Supreme Being - EMusician

Supreme Being

Restoring audio data discarded during MP3 encoding. Unless you live in a cave (which is unlikely if you're an electronic musician), you know that MP3
Author:
Publish date:
Social count:
0

Restoring audio data discarded during MP3 encoding.

Unless you live in a cave (which is unlikely if you're an electronic musician), you know that MP3 data compression has revolutionized online music distribution. Short for MPEG-1 Layer III, MP3 can encode 16-bit digital-audio files at sampling rates of 32, 44.1, or 48 kHz and output a bitstream ranging in bandwidth from 32 to 320 Kbps, which represents a compression ratio of as much as 48:1. On the Internet, stereo music files are typically encoded with a final bandwidth of 128 Kbps, which represents a compression ratio of 11:1 for CD audio.

Like most lossy audio data-compression schemes, MP3 uses a process called perceptual audio coding, in which the audio signal is analyzed according to a psychoacoustical model to determine which frequencies are not perceptible to the human ear.

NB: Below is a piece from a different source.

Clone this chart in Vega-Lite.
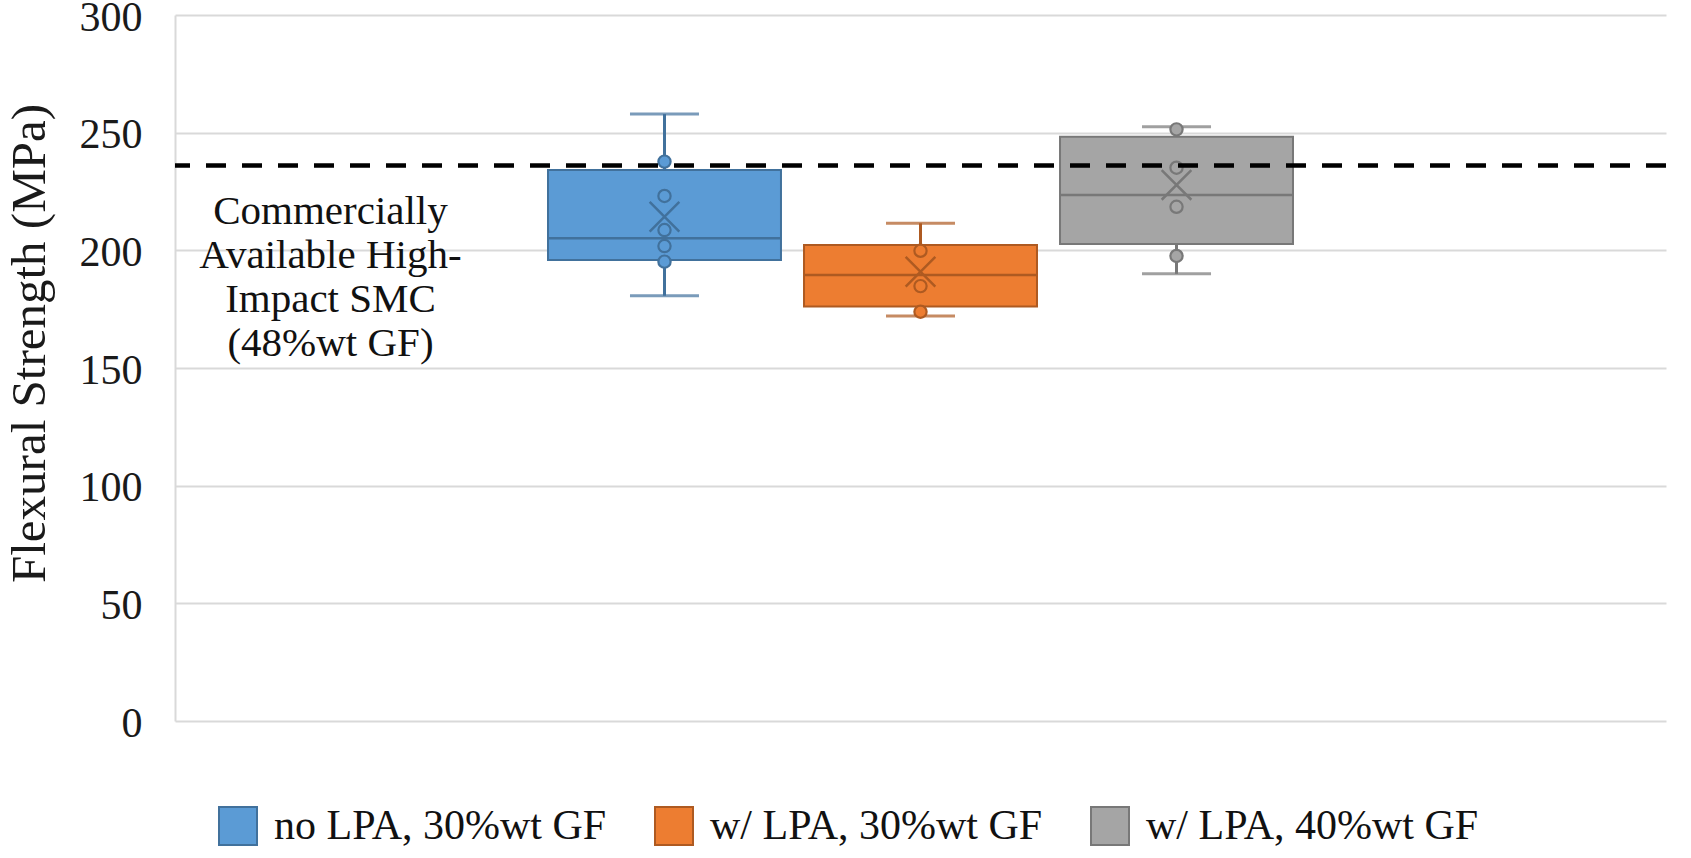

Those frequencies are then discarded, which greatly reduces the storage and bandwidth requirements. MP3 primarily discards the frequencies above 16 kHz because most human adults can't hear much in that range.

However, even though frequencies above 16 kHz are mostly imperceptible, listeners often sense that something is missing when those frequencies are absent. They describe a lack of depth or presence in the sound. As a result, many find the audio quality of MP3 files unsatisfactory compared with uncompressed CDs.

To address the problem, consumer-electronics giant Kenwood developed Supreme, a technology that allegedly restores the high frequencies lost during MP3 encoding. Supreme analyzes a bitstream that was decoded from MP3 to PCM and interpolates the missing high-frequency information in real time based on the signal's spectrum (see Fig. 1).

The Supreme Core, the algorithm that performs the interpolation, requires a stereo 16-bit datastream at a sampling rate of 44.1 kHz, so a sample-rate converter might be needed before the input stage. The amount of interpolation is variable and can be optimized for different music sources. Many experiments have demonstrated that the correlation between the original and interpolated frequencies is strong, indicating that the synthesized data closely matches the original, discarded harmonics.

Supreme is not limited to MP3 audio; it can be applied to stereo codecs such as Advanced Audio Coding (AAC, which is part of MPEG-2), Adaptive Transform Acoustic Coding (ATRAC, which is part of the MiniDisc format), and Windows Media Audio (WMA). A Windows-based dynamic link library (DLL) is also available, making it easy to implement Supreme in software on a minimum system consisting of an MMX Pentium/233 MHz with 32 MB of RAM and a 16-bit sound card running Windows 95, 98, or ME (but not Windows NT or 2000). The algorithm can also be embedded in firmware on a variety of digital-signal processing (DSP) chips.

The technology has many potential applications. In addition to implementing Supreme on a computer for music downloading and streaming, the most obvious example is incorporating it into an MP3 player with a DSP chip. It is already being used in two products available in Japan: TDK's MP3 Audio Magic encoding and decoding software and Sotec's Afina AV computer. Other possible applications include digital television, wireless handheld devices (such as cell phones and personal digital assistants), and Internet and satellite radio, all of which compress audio with lossy codecs.

The ability to recover data discarded during the encoding process holds considerable appeal for the Internet generation, which has so far endured an inevitable loss of audio quality in exchange for significantly lower bandwidth and storage requirements. If Kenwood can bring Supreme to the market for a reasonable price, it seems destined to become a ubiquitous part of the online-music landscape.